Grace Alexieff (left) and Sydney Wheeler, both of Bowling Green, take on the front while teammate Sterling Ortiz of Delray Beach, Floride, serves as anchor for Team Ireland in the annual VAMPY Olympics Saturday, June 27.  (Photo by Emilie Milcarek)
Grace Alexieff (left) and Sydney Wheeler, both of Bowling Green, take on the front while teammate Sterling Ortiz of Delray Beach, Florida, serves as anchor for Team Ireland in the annual VAMPY Olympics Saturday, June 27. (Photo by Emilie Milcarek)

Whether it’s singing, dancing, acting, or crying, campers take pride in passing sacred VAMPY traditions on once they “graduate” from camp. “These traditions can be passed on in part due to the great pride campers take in returning for multiple years,” Kayce said. “This allows them to teach the traditions to the new campers, preserving the special nature of VAMPY.

In Eileen’s mind, it’s her responsibility as a camper to ensure traditions survive. “I think it’s the kids. I think it’s us. I think it’s the fact that when I was a first year, the fourth years taught me. Now as a fourth year, I teach my first year friends,” she explained. “Traditions keep going because we impress upon each other the importance of keeping them alive.”

It might seem strange to first year campers, but Hank said the rituals of camp soon become cherished memories. “A first year camper will see how emotional the older campers get during seemingly silly traditions,” he said. “That first year camper may not grasp why the tradition provokes such a response at the time, but in just a few more summers, they’ll be guiding first year campers in those same traditions.”

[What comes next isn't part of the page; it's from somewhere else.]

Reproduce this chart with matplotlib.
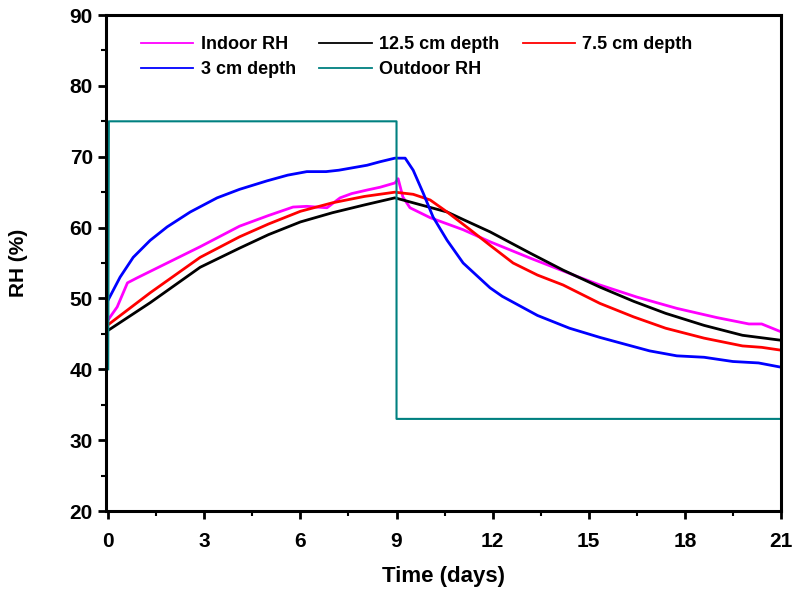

In many ways, running through a fountain can be seen as silly. But when you’ve lived and breathed the traditions of VAMPY for three weeks, those jets of water blasting high into the air represent everything you love about your new home. “There are plenty of camps where you can sleepaway for three weeks, take some classes, and get smarter,” Simon said. “There aren’t many camps where, on the last day, two of your best friends pick you up and carry you through a fountain.”